**Information shown**
☆ ☆ ☆ ☆ ☆ ☆ ☆

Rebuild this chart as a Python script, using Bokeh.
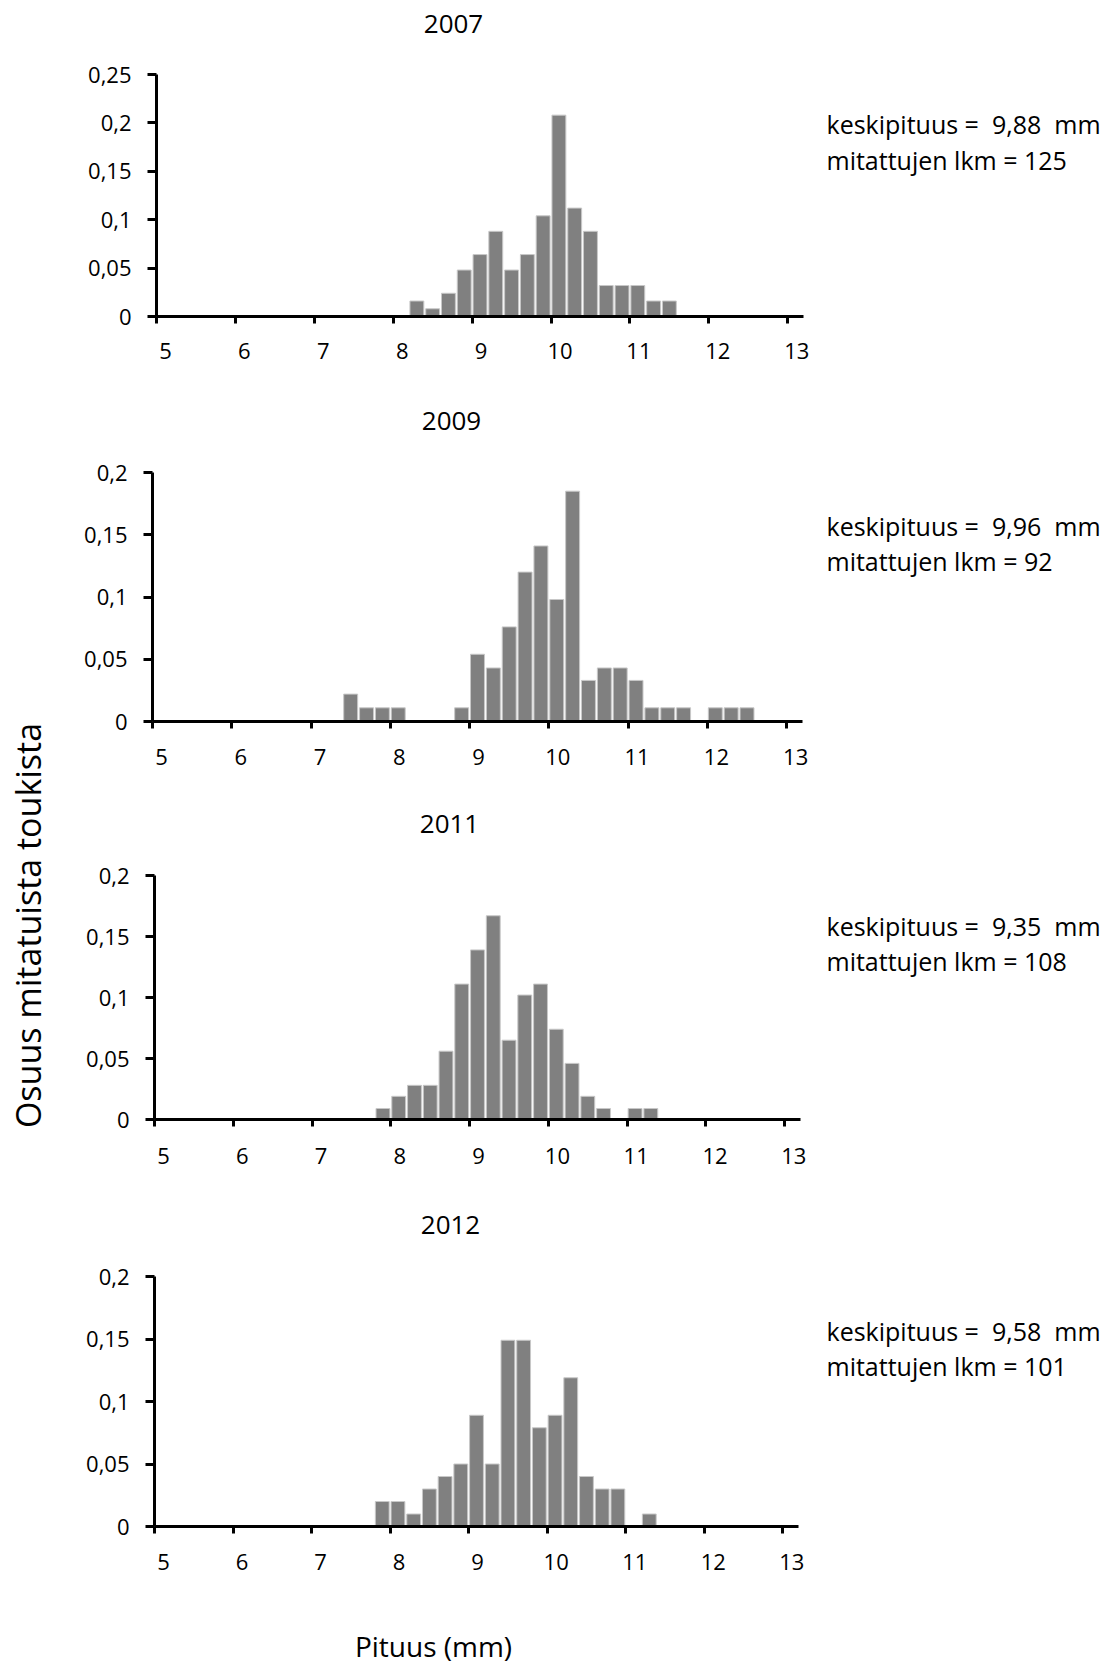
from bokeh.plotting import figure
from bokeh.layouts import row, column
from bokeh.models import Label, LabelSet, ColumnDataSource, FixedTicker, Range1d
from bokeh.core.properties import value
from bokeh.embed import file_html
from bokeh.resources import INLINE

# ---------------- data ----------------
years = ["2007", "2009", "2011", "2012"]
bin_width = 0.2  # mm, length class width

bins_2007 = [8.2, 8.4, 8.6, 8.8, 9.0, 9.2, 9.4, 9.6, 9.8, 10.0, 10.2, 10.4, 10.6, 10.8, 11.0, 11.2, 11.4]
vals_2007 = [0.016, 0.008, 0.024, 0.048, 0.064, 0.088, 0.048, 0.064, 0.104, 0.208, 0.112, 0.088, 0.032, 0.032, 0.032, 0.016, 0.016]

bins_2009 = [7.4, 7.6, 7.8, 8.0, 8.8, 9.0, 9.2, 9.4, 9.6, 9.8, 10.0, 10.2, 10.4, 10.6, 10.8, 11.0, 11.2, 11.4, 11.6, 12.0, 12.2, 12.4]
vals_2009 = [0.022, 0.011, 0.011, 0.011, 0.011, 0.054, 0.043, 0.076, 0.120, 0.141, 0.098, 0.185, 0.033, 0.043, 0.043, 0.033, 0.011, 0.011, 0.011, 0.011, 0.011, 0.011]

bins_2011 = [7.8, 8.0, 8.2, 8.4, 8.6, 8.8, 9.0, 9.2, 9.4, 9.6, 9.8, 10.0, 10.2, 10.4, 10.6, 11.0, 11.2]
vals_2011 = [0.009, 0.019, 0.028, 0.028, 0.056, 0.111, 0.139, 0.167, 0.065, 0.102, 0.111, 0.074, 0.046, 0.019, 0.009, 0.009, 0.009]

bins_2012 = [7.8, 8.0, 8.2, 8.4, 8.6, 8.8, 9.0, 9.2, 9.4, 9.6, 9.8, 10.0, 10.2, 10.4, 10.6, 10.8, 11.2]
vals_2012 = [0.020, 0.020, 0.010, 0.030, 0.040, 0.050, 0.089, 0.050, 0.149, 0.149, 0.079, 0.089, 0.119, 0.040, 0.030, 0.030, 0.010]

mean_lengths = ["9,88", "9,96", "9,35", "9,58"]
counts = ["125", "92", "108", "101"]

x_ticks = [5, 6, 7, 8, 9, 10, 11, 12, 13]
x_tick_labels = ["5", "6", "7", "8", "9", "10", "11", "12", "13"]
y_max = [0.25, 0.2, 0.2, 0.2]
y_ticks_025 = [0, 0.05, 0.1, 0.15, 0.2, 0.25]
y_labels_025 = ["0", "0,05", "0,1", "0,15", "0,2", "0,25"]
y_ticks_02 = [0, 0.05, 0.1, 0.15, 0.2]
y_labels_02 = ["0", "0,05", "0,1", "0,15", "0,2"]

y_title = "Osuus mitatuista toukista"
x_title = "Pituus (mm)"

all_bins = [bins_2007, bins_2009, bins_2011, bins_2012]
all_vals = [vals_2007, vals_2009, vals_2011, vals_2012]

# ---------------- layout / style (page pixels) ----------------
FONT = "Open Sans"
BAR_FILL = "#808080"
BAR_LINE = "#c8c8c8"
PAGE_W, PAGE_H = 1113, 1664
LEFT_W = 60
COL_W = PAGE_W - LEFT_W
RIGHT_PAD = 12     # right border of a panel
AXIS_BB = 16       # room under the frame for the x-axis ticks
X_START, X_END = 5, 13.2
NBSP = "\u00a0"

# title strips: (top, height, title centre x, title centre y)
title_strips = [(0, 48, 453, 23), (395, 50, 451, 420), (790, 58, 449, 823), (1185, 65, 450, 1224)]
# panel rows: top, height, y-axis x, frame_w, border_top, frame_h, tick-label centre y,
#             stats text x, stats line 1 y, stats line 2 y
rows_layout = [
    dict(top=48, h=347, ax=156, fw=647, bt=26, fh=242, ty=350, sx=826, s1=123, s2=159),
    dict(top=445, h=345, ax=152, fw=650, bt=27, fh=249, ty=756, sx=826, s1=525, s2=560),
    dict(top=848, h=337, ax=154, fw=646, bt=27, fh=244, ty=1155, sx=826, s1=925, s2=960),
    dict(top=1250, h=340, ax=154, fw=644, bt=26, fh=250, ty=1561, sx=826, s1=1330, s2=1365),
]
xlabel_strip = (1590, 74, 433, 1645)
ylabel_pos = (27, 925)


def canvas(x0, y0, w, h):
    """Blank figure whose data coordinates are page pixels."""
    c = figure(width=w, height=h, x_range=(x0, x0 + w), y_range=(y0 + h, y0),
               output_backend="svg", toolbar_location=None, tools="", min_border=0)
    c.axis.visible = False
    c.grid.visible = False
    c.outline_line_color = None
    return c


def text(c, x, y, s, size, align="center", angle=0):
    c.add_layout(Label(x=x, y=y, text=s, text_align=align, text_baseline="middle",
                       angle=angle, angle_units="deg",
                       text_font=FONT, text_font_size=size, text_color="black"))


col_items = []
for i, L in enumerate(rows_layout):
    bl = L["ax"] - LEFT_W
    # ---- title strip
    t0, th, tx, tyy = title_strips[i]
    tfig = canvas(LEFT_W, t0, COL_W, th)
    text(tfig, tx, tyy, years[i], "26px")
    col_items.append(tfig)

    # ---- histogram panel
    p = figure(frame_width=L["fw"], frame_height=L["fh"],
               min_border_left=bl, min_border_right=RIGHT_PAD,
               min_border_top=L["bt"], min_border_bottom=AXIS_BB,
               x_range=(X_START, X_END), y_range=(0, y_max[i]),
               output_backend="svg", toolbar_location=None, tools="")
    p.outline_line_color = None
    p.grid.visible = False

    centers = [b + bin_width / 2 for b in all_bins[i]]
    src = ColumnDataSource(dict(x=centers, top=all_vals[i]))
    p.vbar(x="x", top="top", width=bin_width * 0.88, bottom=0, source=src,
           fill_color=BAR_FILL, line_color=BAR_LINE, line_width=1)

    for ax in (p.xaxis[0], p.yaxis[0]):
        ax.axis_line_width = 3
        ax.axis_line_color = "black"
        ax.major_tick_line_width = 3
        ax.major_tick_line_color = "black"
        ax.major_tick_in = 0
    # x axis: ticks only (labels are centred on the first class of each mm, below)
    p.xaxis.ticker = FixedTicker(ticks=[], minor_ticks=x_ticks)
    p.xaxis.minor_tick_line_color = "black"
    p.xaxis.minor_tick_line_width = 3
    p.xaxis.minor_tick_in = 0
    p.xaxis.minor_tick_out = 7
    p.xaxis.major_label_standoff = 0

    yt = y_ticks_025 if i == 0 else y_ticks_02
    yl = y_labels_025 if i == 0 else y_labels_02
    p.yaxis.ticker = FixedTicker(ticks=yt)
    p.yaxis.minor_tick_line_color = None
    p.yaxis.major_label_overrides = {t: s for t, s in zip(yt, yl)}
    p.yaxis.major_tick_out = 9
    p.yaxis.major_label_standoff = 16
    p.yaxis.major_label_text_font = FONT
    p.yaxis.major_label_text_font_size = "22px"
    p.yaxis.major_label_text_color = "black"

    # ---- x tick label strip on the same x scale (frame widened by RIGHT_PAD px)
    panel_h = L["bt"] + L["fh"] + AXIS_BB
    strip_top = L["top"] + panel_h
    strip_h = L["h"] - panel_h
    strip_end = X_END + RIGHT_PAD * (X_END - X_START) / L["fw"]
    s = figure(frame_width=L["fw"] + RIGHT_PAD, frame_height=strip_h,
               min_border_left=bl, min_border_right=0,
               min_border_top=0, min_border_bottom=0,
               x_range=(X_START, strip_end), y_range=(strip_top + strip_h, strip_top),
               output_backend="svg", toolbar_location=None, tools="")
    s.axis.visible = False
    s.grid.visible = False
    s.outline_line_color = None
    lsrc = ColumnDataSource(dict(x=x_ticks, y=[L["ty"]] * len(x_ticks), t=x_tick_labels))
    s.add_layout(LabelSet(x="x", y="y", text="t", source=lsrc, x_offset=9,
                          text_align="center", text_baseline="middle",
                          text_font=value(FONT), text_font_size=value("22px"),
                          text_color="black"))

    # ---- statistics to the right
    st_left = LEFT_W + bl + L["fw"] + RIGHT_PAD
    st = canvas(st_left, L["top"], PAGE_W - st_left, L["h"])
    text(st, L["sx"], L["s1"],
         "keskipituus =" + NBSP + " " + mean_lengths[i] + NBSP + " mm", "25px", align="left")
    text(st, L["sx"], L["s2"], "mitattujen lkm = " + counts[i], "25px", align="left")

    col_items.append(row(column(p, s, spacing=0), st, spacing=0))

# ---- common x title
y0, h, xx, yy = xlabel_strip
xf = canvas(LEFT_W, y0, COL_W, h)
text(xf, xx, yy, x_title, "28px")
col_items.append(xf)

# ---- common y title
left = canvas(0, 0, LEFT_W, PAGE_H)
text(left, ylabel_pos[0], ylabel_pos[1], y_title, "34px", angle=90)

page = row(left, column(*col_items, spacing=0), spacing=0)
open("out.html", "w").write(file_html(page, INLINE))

☆ ☆ ☆ ☆ ☆ ☆ ☆

**Aim**
Leave out any pictures and return exactly the lines from the beginning of the data through the line with "0.032, 0.016, 0.016]", inclusive.

**Exercise output**
Rebuild this chart as a Python script, using Bokeh.
from bokeh.plotting import figure
from bokeh.layouts import row, column
from bokeh.models import Label, LabelSet, ColumnDataSource, FixedTicker, Range1d
from bokeh.core.properties import value
from bokeh.embed import file_html
from bokeh.resources import INLINE

# ---------------- data ----------------
years = ["2007", "2009", "2011", "2012"]
bin_width = 0.2  # mm, length class width

bins_2007 = [8.2, 8.4, 8.6, 8.8, 9.0, 9.2, 9.4, 9.6, 9.8, 10.0, 10.2, 10.4, 10.6, 10.8, 11.0, 11.2, 11.4]
vals_2007 = [0.016, 0.008, 0.024, 0.048, 0.064, 0.088, 0.048, 0.064, 0.104, 0.208, 0.112, 0.088, 0.032, 0.032, 0.032, 0.016, 0.016]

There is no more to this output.